**Your goal**
Working from the top of the listing below, retype each line through the line containing "Inferior Subfield (μm)</div>", both included, with no pictures.

**Information provided**
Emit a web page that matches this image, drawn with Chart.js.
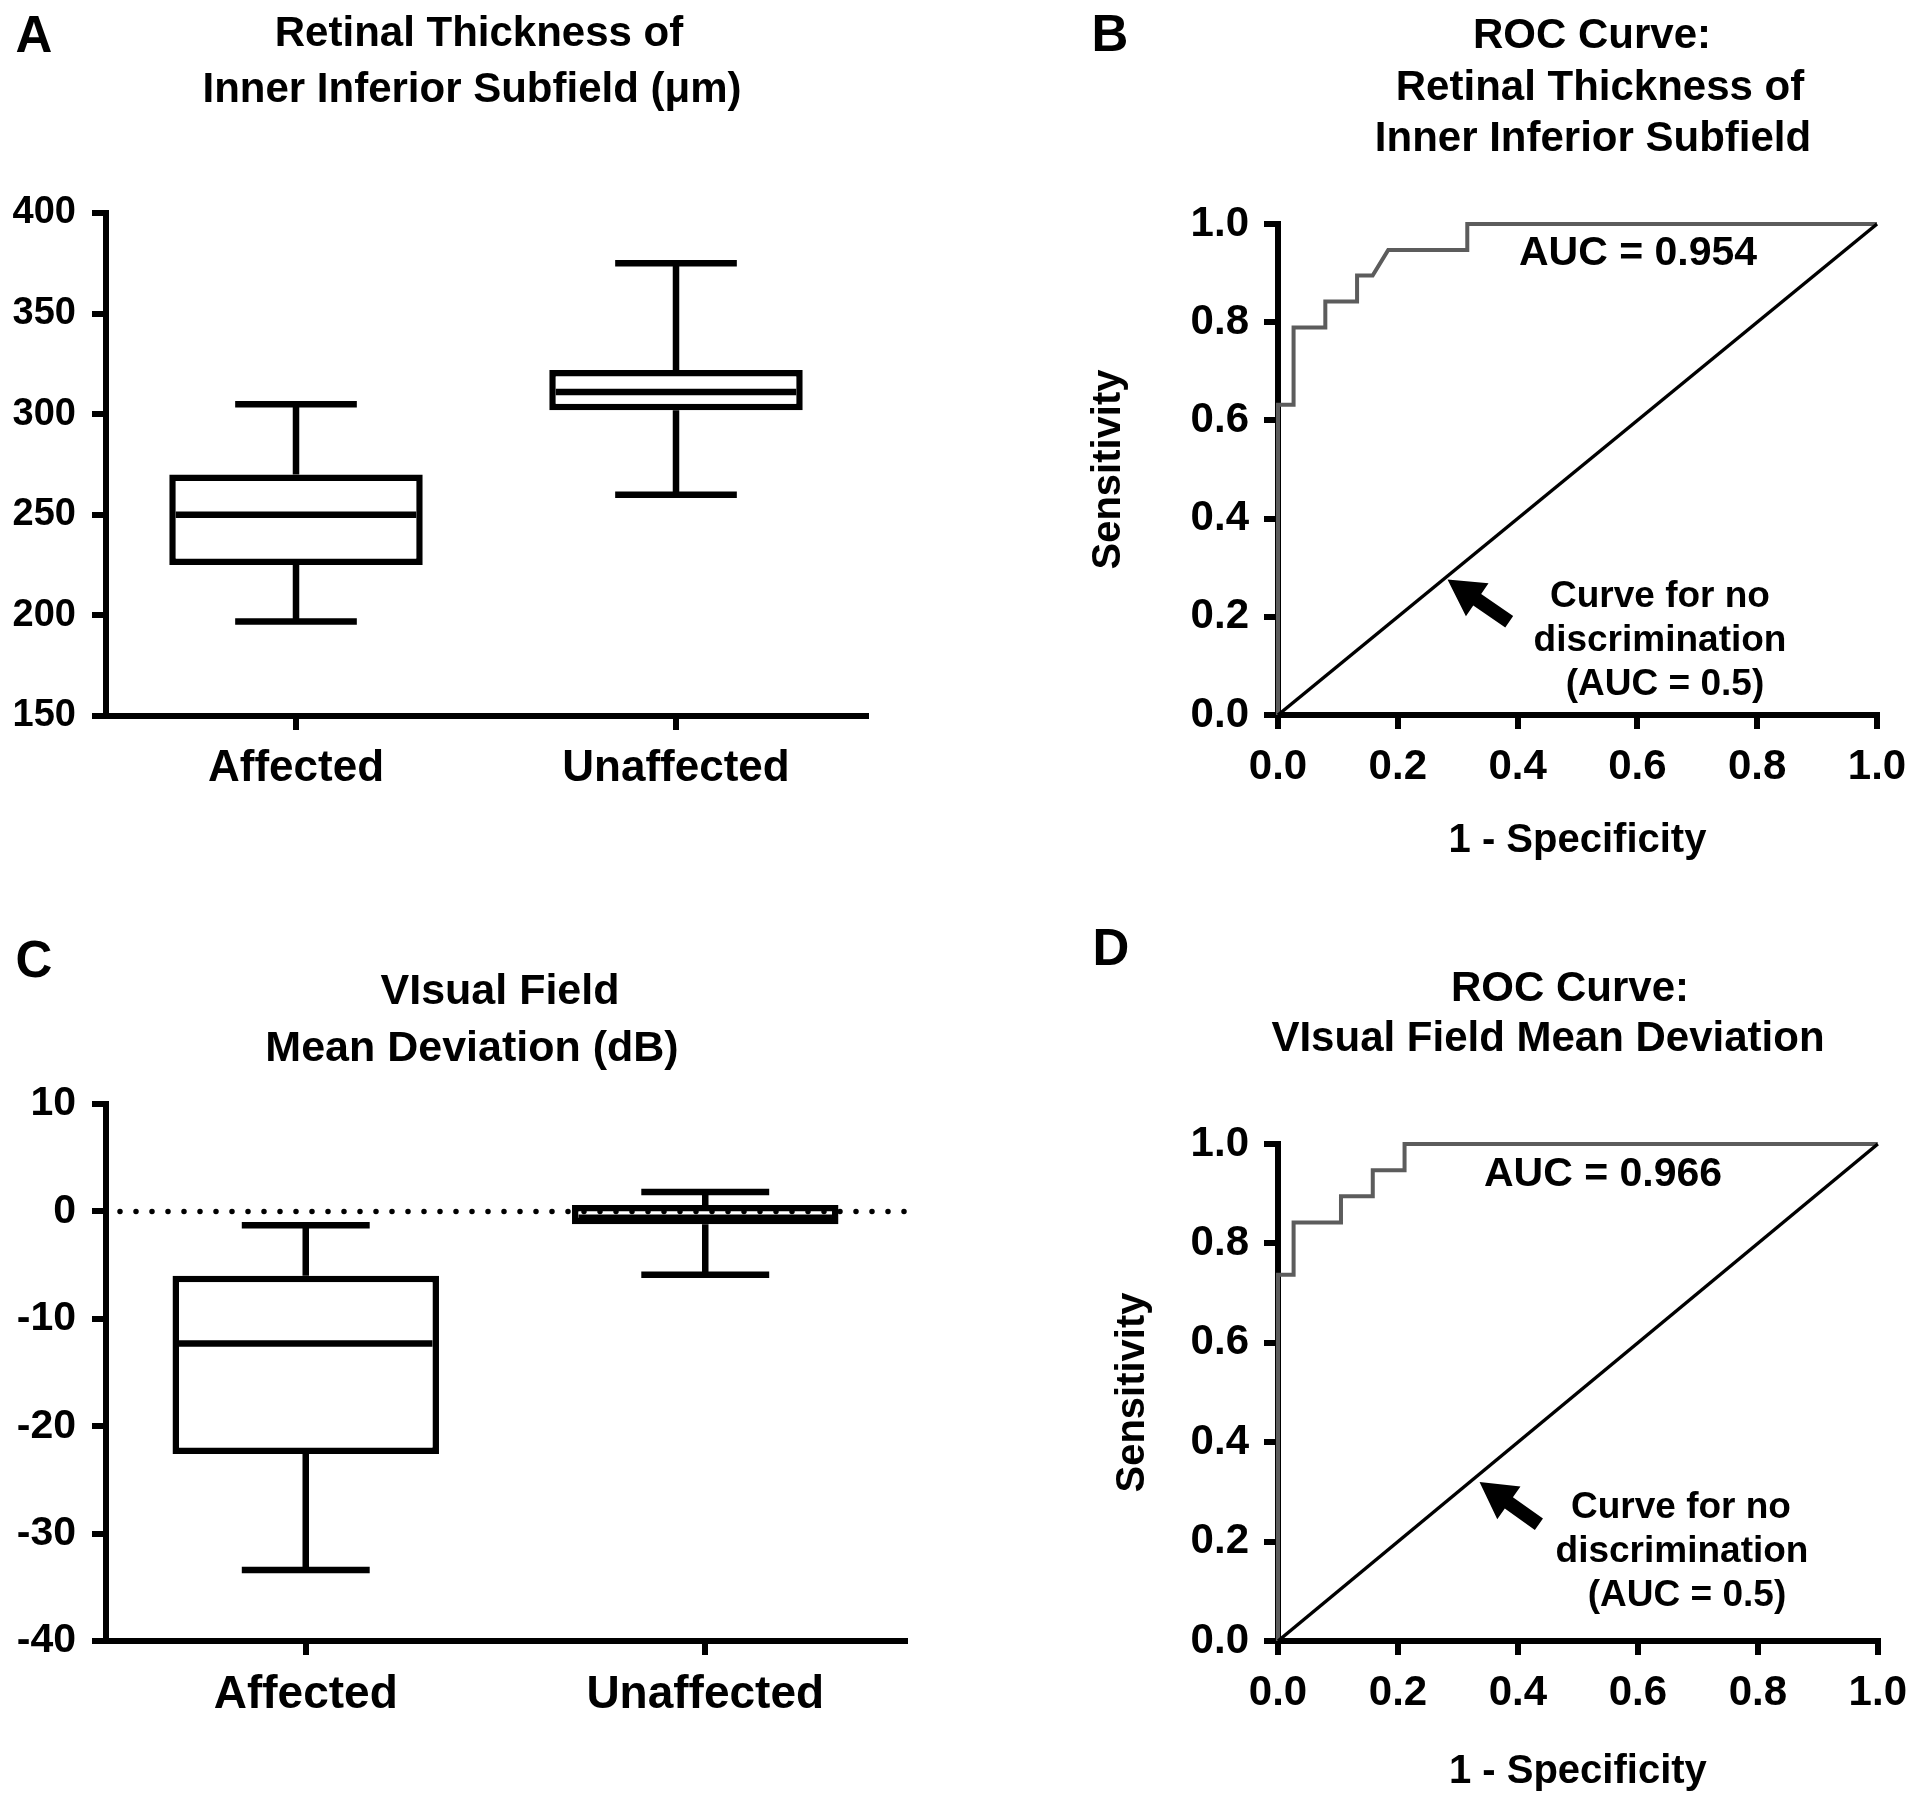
<!DOCTYPE html>
<html>
<head>
<meta charset="utf-8">
<script src="https://cdn.jsdelivr.net/npm/chart.js@4.4.1/dist/chart.umd.min.js"></script>
<style>
html,body{margin:0;padding:0;background:#fff;width:1920px;height:1811px;overflow:hidden;}
canvas{position:absolute;}
.t{position:absolute;font-family:'Liberation Sans',Arial,sans-serif;font-weight:bold;color:#000;line-height:1;white-space:nowrap;transform:translate(-50%,-50%);}
</style>
</head>
<body>
<canvas id="cA" width="960" height="905" style="left:0;top:0"></canvas>
<canvas id="cB" width="960" height="905" style="left:960px;top:0"></canvas>
<canvas id="cC" width="960" height="906" style="left:0;top:905px"></canvas>
<canvas id="cD" width="960" height="906" style="left:960px;top:905px"></canvas>

<div class="t" style="left:34px;top:34px;font-size:51px">A</div>
<div class="t" style="left:479px;top:32px;font-size:42px">Retinal Thickness of</div>
<div class="t" style="left:472px;top:88px;font-size:42px">Inner Inferior Subfield (μm)</div>

<div class="t" style="left:1110px;top:33px;font-size:51px">B</div>
<div class="t" style="left:1592px;top:34px;font-size:42px">ROC Curve:</div>
<div class="t" style="left:1600px;top:86px;font-size:42px">Retinal Thickness of</div>
<div class="t" style="left:1593px;top:137px;font-size:42px">Inner Inferior Subfield</div>
<div class="t" style="left:1638px;top:251px;font-size:41px">AUC = 0.954</div>
<div class="t" style="left:1660px;top:594px;font-size:37px">Curve for no</div>
<div class="t" style="left:1660px;top:638px;font-size:37px">discrimination</div>
<div class="t" style="left:1665px;top:682px;font-size:37px">(AUC = 0.5)</div>

<div class="t" style="left:34px;top:959px;font-size:51px">C</div>
<div class="t" style="left:500px;top:989px;font-size:43px">VIsual Field</div>
<div class="t" style="left:472px;top:1046px;font-size:43px">Mean Deviation (dB)</div>

<div class="t" style="left:1111px;top:947px;font-size:51px">D</div>
<div class="t" style="left:1570px;top:987px;font-size:42px">ROC Curve:</div>
<div class="t" style="left:1548px;top:1037px;font-size:42px">VIsual Field Mean Deviation</div>
<div class="t" style="left:1603px;top:1172px;font-size:41px">AUC = 0.966</div>
<div class="t" style="left:1681px;top:1505px;font-size:37px">Curve for no</div>
<div class="t" style="left:1682px;top:1549px;font-size:37px">discrimination</div>
<div class="t" style="left:1687px;top:1593px;font-size:37px">(AUC = 0.5)</div>

<script>
// ---------- DATA ----------
const boxCategories = ['Affected', 'Unaffected'];

// Panel A: retinal thickness of inner inferior subfield (µm)
const thicknessMin = [197, 260];
const thicknessQ1 = [225, 302];
const thicknessMedian = [250, 311];
const thicknessQ3 = [270, 322];
const thicknessMax = [305, 375];
const thicknessTicks = [150, 200, 250, 300, 350, 400];

// Panel C: visual field mean deviation (dB)
const mdMin = [-33.4, -5.9];
const mdQ1 = [-22.6, -1.2];
const mdMedian = [-12.3, -0.6];
const mdQ3 = [-6.0, 0.6];
const mdMax = [-1.3, 1.8];
const mdTicks = [-40, -30, -20, -10, 0, 10];
const mdReference = 0;

// Panel B: ROC curve, retinal thickness
const rocThicknessFPR = [0, 0, 0.026, 0.026, 0.079, 0.079, 0.132, 0.132, 0.158, 0.184, 0.316, 0.316, 1.0];
const rocThicknessTPR = [0, 0.632, 0.632, 0.789, 0.789, 0.842, 0.842, 0.895, 0.895, 0.947, 0.947, 1.0, 1.0];

// Panel D: ROC curve, visual field mean deviation
const rocMdFPR = [0, 0, 0.026, 0.026, 0.105, 0.105, 0.158, 0.158, 0.211, 0.211, 1.0];
const rocMdTPR = [0, 0.737, 0.737, 0.842, 0.842, 0.895, 0.895, 0.947, 0.947, 1.0, 1.0];

// Line of no discrimination
const chanceFPR = [0, 1];
const chanceTPR = [0, 1];

const rocTicks = [0, 0.2, 0.4, 0.6, 0.8, 1.0];
const rocTickLabels = ['0.0', '0.2', '0.4', '0.6', '0.8', '1.0'];

// Arrow annotation (tip and tail, in data units)
const arrowB = {tip: [0.283, 0.276], tail: [0.386, 0.19]};
const arrowD = {tip: [0.336, 0.32], tail: [0.435, 0.235]};

// ---------- STYLE ----------
const FONT = "'Liberation Sans', Arial, sans-serif";
const AXW = 6;
const BOXW = 6.5;

const boxPlugin = {
  id: 'boxWhiskers',
  afterDatasetsDraw(chart, args, o) {
    if (!o || !o.min) return;
    const ctx = chart.ctx, y = chart.scales.y, area = chart.chartArea;
    const meta = chart.getDatasetMeta(0);
    ctx.save();
    if (o.ref !== undefined) {
      const yy = y.getPixelForValue(o.ref);
      ctx.beginPath();
      ctx.setLineDash([0, 16]);
      ctx.lineCap = 'round';
      ctx.lineWidth = 5.5;
      ctx.strokeStyle = '#000';
      ctx.moveTo(area.left + 14, yy);
      ctx.lineTo(area.right, yy);
      ctx.stroke();
      ctx.setLineDash([]);
    }
    ctx.lineCap = 'butt';
    ctx.lineWidth = BOXW;
    ctx.strokeStyle = '#000';
    meta.data.forEach((bar, i) => {
      const cx = bar.x, half = bar.width / 2, cap = half * 0.48;
      const p = v => y.getPixelForValue(v);
      ctx.beginPath();
      ctx.moveTo(cx, p(o.max[i])); ctx.lineTo(cx, p(o.q3[i]));
      ctx.moveTo(cx, p(o.q1[i])); ctx.lineTo(cx, p(o.min[i]));
      ctx.moveTo(cx - cap, p(o.max[i])); ctx.lineTo(cx + cap, p(o.max[i]));
      ctx.moveTo(cx - cap, p(o.min[i])); ctx.lineTo(cx + cap, p(o.min[i]));
      ctx.moveTo(cx - half + BOXW, p(o.median[i])); ctx.lineTo(cx + half - BOXW, p(o.median[i]));
      ctx.stroke();
    });
    ctx.restore();
  }
};

const arrowPlugin = {
  id: 'rocArrow',
  afterDatasetsDraw(chart, args, o) {
    if (!o || !o.tip) return;
    const x = chart.scales.x, y = chart.scales.y, ctx = chart.ctx;
    const tx = x.getPixelForValue(o.tip[0]), ty = y.getPixelForValue(o.tip[1]);
    const sx = x.getPixelForValue(o.tail[0]), sy = y.getPixelForValue(o.tail[1]);
    const dx = sx - tx, dy = sy - ty, len = Math.hypot(dx, dy);
    const ux = dx / len, uy = dy / len, px = -uy, py = ux;
    const hl = 36, hh = 20, sh = 7;
    const bx = tx + ux * hl, by = ty + uy * hl;
    ctx.save();
    ctx.fillStyle = '#000';
    ctx.beginPath();
    ctx.moveTo(tx, ty);
    ctx.lineTo(bx + px * hh, by + py * hh);
    ctx.lineTo(bx + px * sh, by + py * sh);
    ctx.lineTo(sx + px * sh, sy + py * sh);
    ctx.lineTo(sx - px * sh, sy - py * sh);
    ctx.lineTo(bx - px * sh, by - py * sh);
    ctx.lineTo(bx - px * hh, by - py * hh);
    ctx.closePath();
    ctx.fill();
    ctx.restore();
  }
};

function gridOpts(extra) {
  return Object.assign({display: true, drawOnChartArea: false, tickLength: 14, tickWidth: AXW, tickColor: '#000', color: '#000', lineWidth: AXW}, extra || {});
}
const border = {display: true, color: '#000', width: AXW};

function boxChart(id, cfg) {
  return new Chart(document.getElementById(id), {
    type: 'bar',
    data: {
      labels: boxCategories,
      datasets: [{
        data: boxCategories.map((_, i) => [cfg.q1[i], cfg.q3[i]]),
        backgroundColor: '#fff', borderColor: '#000', borderWidth: BOXW,
        borderSkipped: false, barPercentage: 0.667, categoryPercentage: 1
      }]
    },
    options: {
      responsive: false, animation: false, events: [],
      layout: {padding: cfg.pad},
      plugins: {
        legend: {display: false}, tooltip: {enabled: false},
        boxWhiskers: {min: cfg.min, q1: cfg.q1, median: cfg.median, q3: cfg.q3, max: cfg.max, ref: cfg.ref}
      },
      scales: {
        x: {
          type: 'category', offset: true,
          grid: gridOpts({offset: false}), border: border,
          ticks: {color: '#000', font: {family: FONT, weight: 'bold', size: cfg.xFont}, padding: cfg.xPad, maxRotation: 0, autoSkip: false},
          afterFit: s => { s.height = cfg.xH; }
        },
        y: {
          type: 'linear', min: cfg.ticks[0], max: cfg.ticks[cfg.ticks.length - 1],
          grid: gridOpts(), border: border,
          afterBuildTicks: s => { s.ticks = cfg.ticks.map(v => ({value: v})); },
          ticks: {color: '#000', font: {family: FONT, weight: 'bold', size: cfg.yFont}, padding: 16, autoSkip: false, callback: v => String(v)},
          afterFit: s => { s.width = cfg.yW; }
        }
      }
    },
    plugins: [boxPlugin]
  });
}

function rocChart(id, cfg) {
  return new Chart(document.getElementById(id), {
    type: 'scatter',
    data: {
      datasets: [
        {data: chanceFPR.map((v, i) => ({x: v, y: chanceTPR[i]})), showLine: true, borderColor: '#000', borderWidth: 3.5, pointRadius: 0, clip: false},
        {data: cfg.fpr.map((v, i) => ({x: v, y: cfg.tpr[i]})), showLine: true, borderColor: '#5c5c5c', borderWidth: 4, pointRadius: 0, clip: false, borderJoinStyle: 'miter'}
      ]
    },
    options: {
      responsive: false, animation: false, events: [],
      layout: {padding: cfg.pad},
      plugins: {legend: {display: false}, tooltip: {enabled: false}, rocArrow: cfg.arrow},
      scales: {
        x: {
          type: 'linear', min: 0, max: 1,
          grid: gridOpts(), border: border,
          afterBuildTicks: s => { s.ticks = rocTicks.map(v => ({value: v})); },
          ticks: {color: '#000', font: {family: FONT, weight: 'bold', size: 42}, padding: 13, maxRotation: 0, autoSkip: false,
                  callback: (v, i) => rocTickLabels[i]},
          title: {display: true, text: '1 - Specificity', color: '#000', font: {family: FONT, weight: 'bold', size: 40}, padding: {top: 0, bottom: cfg.xTitlePad}},
          afterFit: s => { s.height = cfg.xH; }
        },
        y: {
          type: 'linear', min: 0, max: 1,
          grid: gridOpts(), border: border,
          afterBuildTicks: s => { s.ticks = rocTicks.map(v => ({value: v})); },
          ticks: {color: '#000', font: {family: FONT, weight: 'bold', size: 42}, padding: 15, autoSkip: false,
                  callback: (v, i) => rocTickLabels[i]},
          title: {display: true, text: 'Sensitivity', color: '#000', font: {family: FONT, weight: 'bold', size: 40}, padding: {top: cfg.yTitlePad, bottom: 0}},
          afterFit: s => { s.width = cfg.yW; }
        }
      }
    },
    plugins: [arrowPlugin]
  });
}

boxChart('cA', {
  min: thicknessMin, q1: thicknessQ1, median: thicknessMedian, q3: thicknessQ3, max: thicknessMax,
  ticks: thicknessTicks, pad: {left: 0, top: 213, right: 94, bottom: 0},
  xH: 189, yW: 106, xFont: 44, yFont: 38, xPad: 12
});

boxChart('cC', {
  min: mdMin, q1: mdQ1, median: mdMedian, q3: mdQ3, max: mdMax, ref: mdReference,
  ticks: mdTicks, pad: {left: 0, top: 199, right: 55, bottom: 0},
  xH: 170, yW: 106, xFont: 46, yFont: 41, xPad: 13
});

rocChart('cB', {
  fpr: rocThicknessFPR, tpr: rocThicknessTPR, arrow: arrowB,
  pad: {left: 0, top: 224, right: 43, bottom: 0},
  xH: 190, yW: 318, xTitlePad: 40, yTitlePad: 125
});

rocChart('cD', {
  fpr: rocMdFPR, tpr: rocMdTPR, arrow: arrowD,
  pad: {left: 0, top: 239, right: 40, bottom: 0},
  xH: 170, yW: 318, xTitlePad: 15, yTitlePad: 149
});
</script>
</body>
</html>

**Result for this exercise**
Emit a web page that matches this image, drawn with Chart.js.
<!DOCTYPE html>
<html>
<head>
<meta charset="utf-8">
<script src="https://cdn.jsdelivr.net/npm/chart.js@4.4.1/dist/chart.umd.min.js"></script>
<style>
html,body{margin:0;padding:0;background:#fff;width:1920px;height:1811px;overflow:hidden;}
canvas{position:absolute;}
.t{position:absolute;font-family:'Liberation Sans',Arial,sans-serif;font-weight:bold;color:#000;line-height:1;white-space:nowrap;transform:translate(-50%,-50%);}
</style>
</head>
<body>
<canvas id="cA" width="960" height="905" style="left:0;top:0"></canvas>
<canvas id="cB" width="960" height="905" style="left:960px;top:0"></canvas>
<canvas id="cC" width="960" height="906" style="left:0;top:905px"></canvas>
<canvas id="cD" width="960" height="906" style="left:960px;top:905px"></canvas>

<div class="t" style="left:34px;top:34px;font-size:51px">A</div>
<div class="t" style="left:479px;top:32px;font-size:42px">Retinal Thickness of</div>
<div class="t" style="left:472px;top:88px;font-size:42px">Inner Inferior Subfield (μm)</div>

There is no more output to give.